We can hire people based on their demonstrated abilities, character and experience, rather than on the basis of their degrees – or lack of such. Of course, to really embrace this idea, we’ll all have to stop flaunting our own university degrees!
Another step is to de-expertize teaching. Many people, in a variety of different roles and occupations, have much to offer children – as role models and as learning facilitators. So why should teachers and schools have a monopoly on helping people learn things? Sharing skills can be done informally, or there is an increasing number of more formal mechanisms, like skills exchanges and mentorship programs.
We can work together in our communities to create a learning society. We need to tell our politicians to fund museums, theatres – and yes, even school buildings – so they can afford to provide spaces for children to explore, interact and learn on their own initiative. We also need to find ways to help people of different generations teach and learn from each other.
One of the most challenging changes we need to make is in our attitudes toward childhood. In addition to trusting children to learn, we need to respect and advocate for young people’s right to make their own decisions (within parameters that address their physical and emotional safety, of course) and their ability to live democratically and co-operatively if given the opportunity.

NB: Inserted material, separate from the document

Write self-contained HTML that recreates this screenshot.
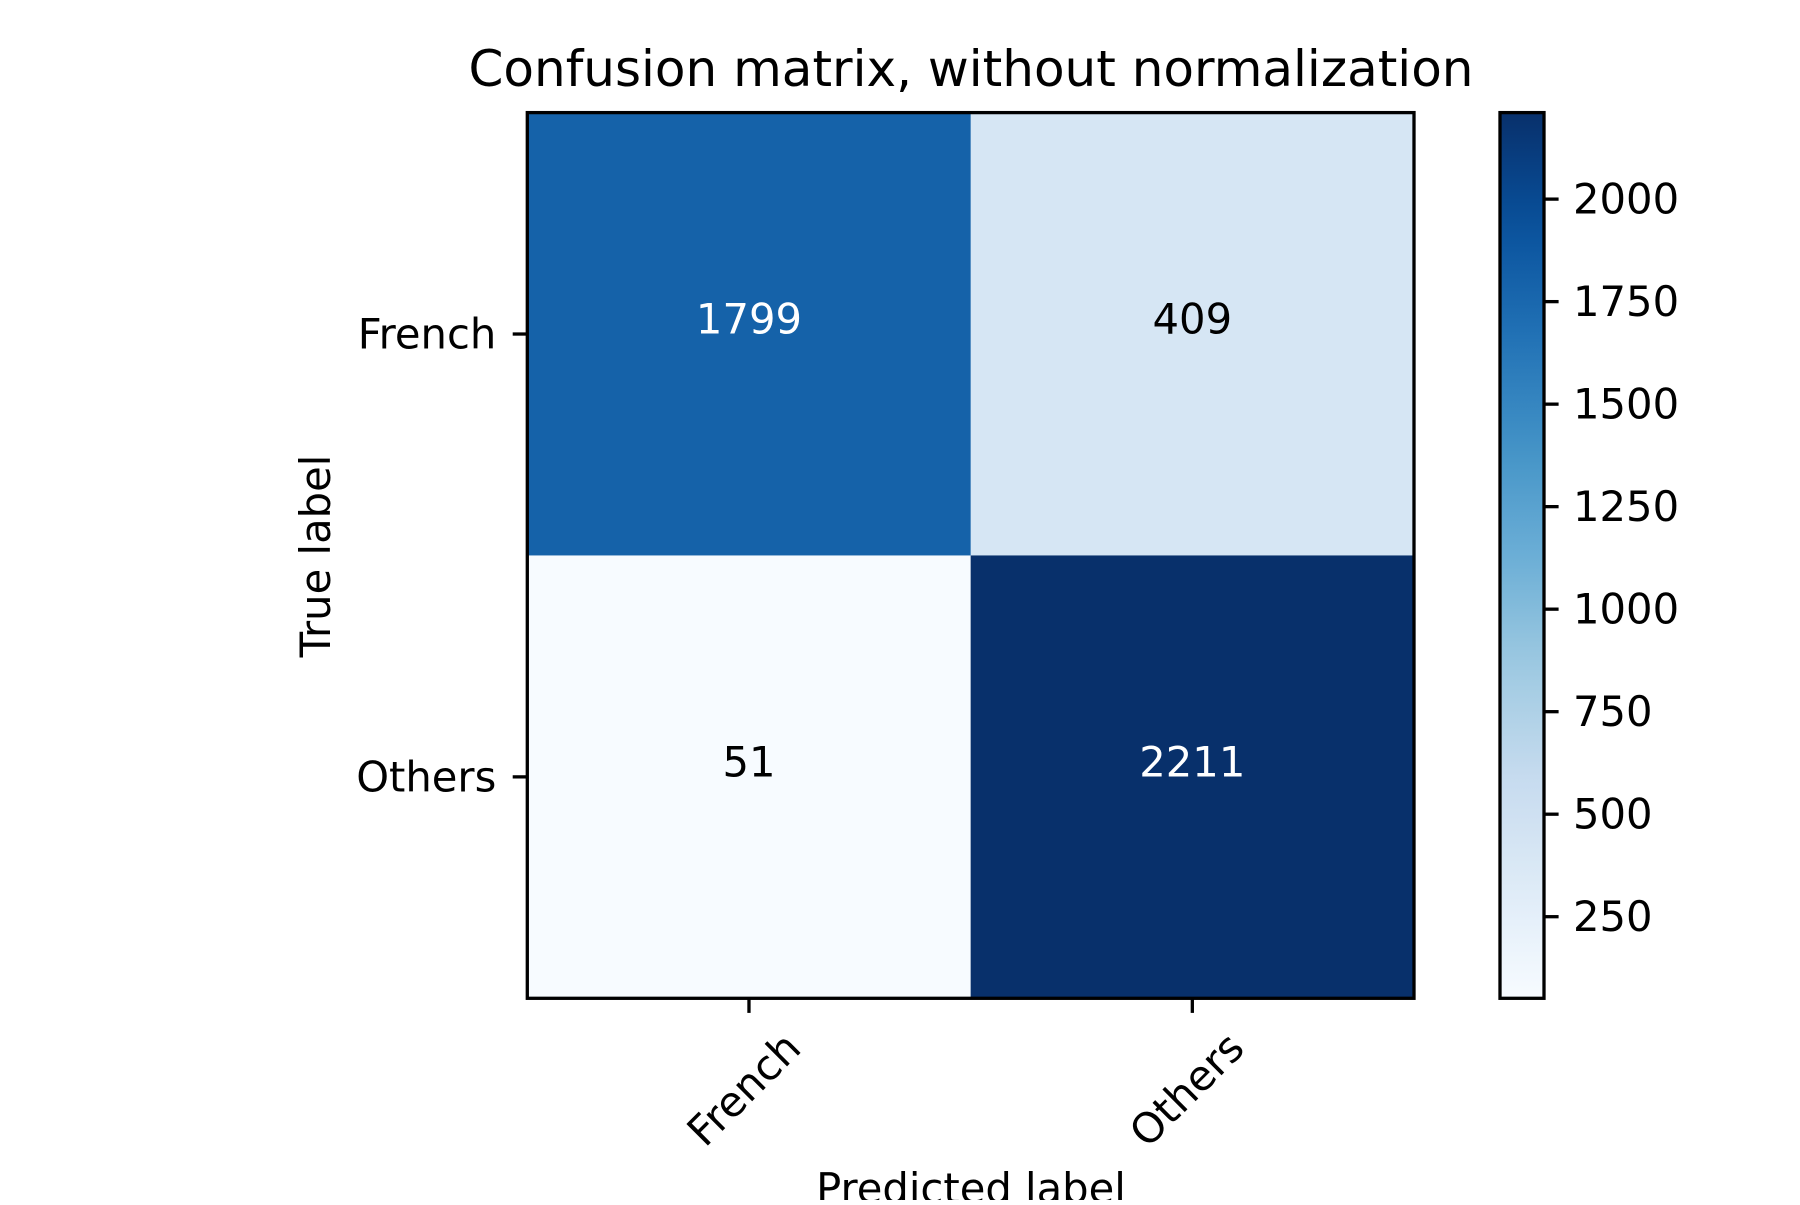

Lastly, we need to like children and to want them around all day. This means trusting them with access to the tools of our trades and allowing them to participate in – and learn from – the life of their communities.
No, these are not simple solutions. But we have a choice. Either we can continue to pour increasing amounts of money into a system that is delivering proportionately declining returns – and creating a generation of angry, frustrated people who aren’t much interested in democracy. Or we can put money into creating appropriate opportunities and infrastructures to help people learn – ways that don’t require huge amounts of real estate and bureaucracy and that allow children and young people to participate fully in the lives of their communities...and get a good education at the same time.
I believe that is the only way we will help our children prepare for an uncertain future, and give them the tools to fix the environmental, economic and social problems we have created for them.